Risk & Security

Security Audit

A professional review of a protocol's smart contract code to identify vulnerabilities. Leading audit firms include Trail of Bits, OpenZeppelin, Certik, and Consensys Diligence.

A security audit is what stands between your deposited funds and a hacker walking away with them. An independent firm reads every line of a protocol's smart contract code, looking for logic errors, access control flaws, and edge cases the developers missed.

If you're depositing USDC into a lending protocol or borrowing against your ETH, you are trusting that code completely. There's no customer service line to call if a bug drains the pool. The audit is the closest thing to a safety inspection that exists.

How It Works

An audit firm receives the protocol's source code and runs it through two lenses: automated tools that flag known vulnerability patterns, and manual review by engineers who read the logic line by line. The manual review is the part that actually catches the subtle stuff — a reentrancy bug, a miscalculated liquidation threshold, an admin key with too much power.

The output is a report that grades findings by severity: Critical, High, Medium, Low, Informational. A Critical finding means funds can be stolen or frozen right now. The protocol is expected to fix Critical and High findings before launch — or explain in writing why they didn't.

Reputable firms publish their reports publicly. That transparency is the point. Anyone can read exactly what was found, what was fixed, and what was acknowledged but left open.

Why It Matters

Smart contract exploits have cost DeFi users billions of dollars. The attack vector is almost always the same: a flaw in the code that the team didn't catch, that an auditor might have. An audited protocol isn't immune, but an unaudited one is essentially asking you to trust code nobody has checked.

What is DeFi?

Decentralized Finance — financial services built on blockchain smart contracts that operate without intermediaries. DeFi lending allows users to lend and borrow directly through protocols rather than banks.

Full glossary entry

Bill's Take

In 25 years of mortgage lending, every loan I touched went through underwriting — an independent set of eyes checking the numbers before money moved. A security audit is DeFi's version of underwriting. The difference is that in TradFi, a bad underwrite costs the bank. In DeFi, a missed bug costs you.

What to Watch

An audit is a point-in-time snapshot, not a permanent seal of approval. The moment a protocol upgrades its contracts, deploys to a new chain, or adds a new feature, the previous audit no longer covers that code. Protocols that advertise a single old audit while quietly shipping new contracts are giving you false confidence.
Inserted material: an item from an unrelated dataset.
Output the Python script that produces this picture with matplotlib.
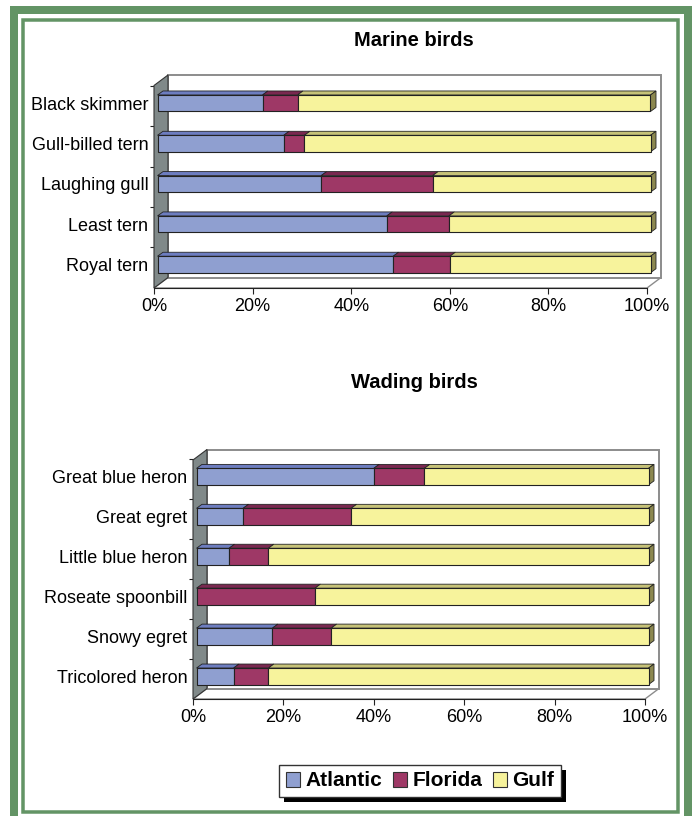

Audit scope matters too. Some audits only cover one module, not the full system. A liquidation engine might be clean while the interest rate model sitting next to it was never reviewed.

Watch Out

An audit badge on a homepage means nothing without the actual report. Always find the published report, check the date, check what was in scope, and look at whether Critical and High findings were resolved — not just acknowledged.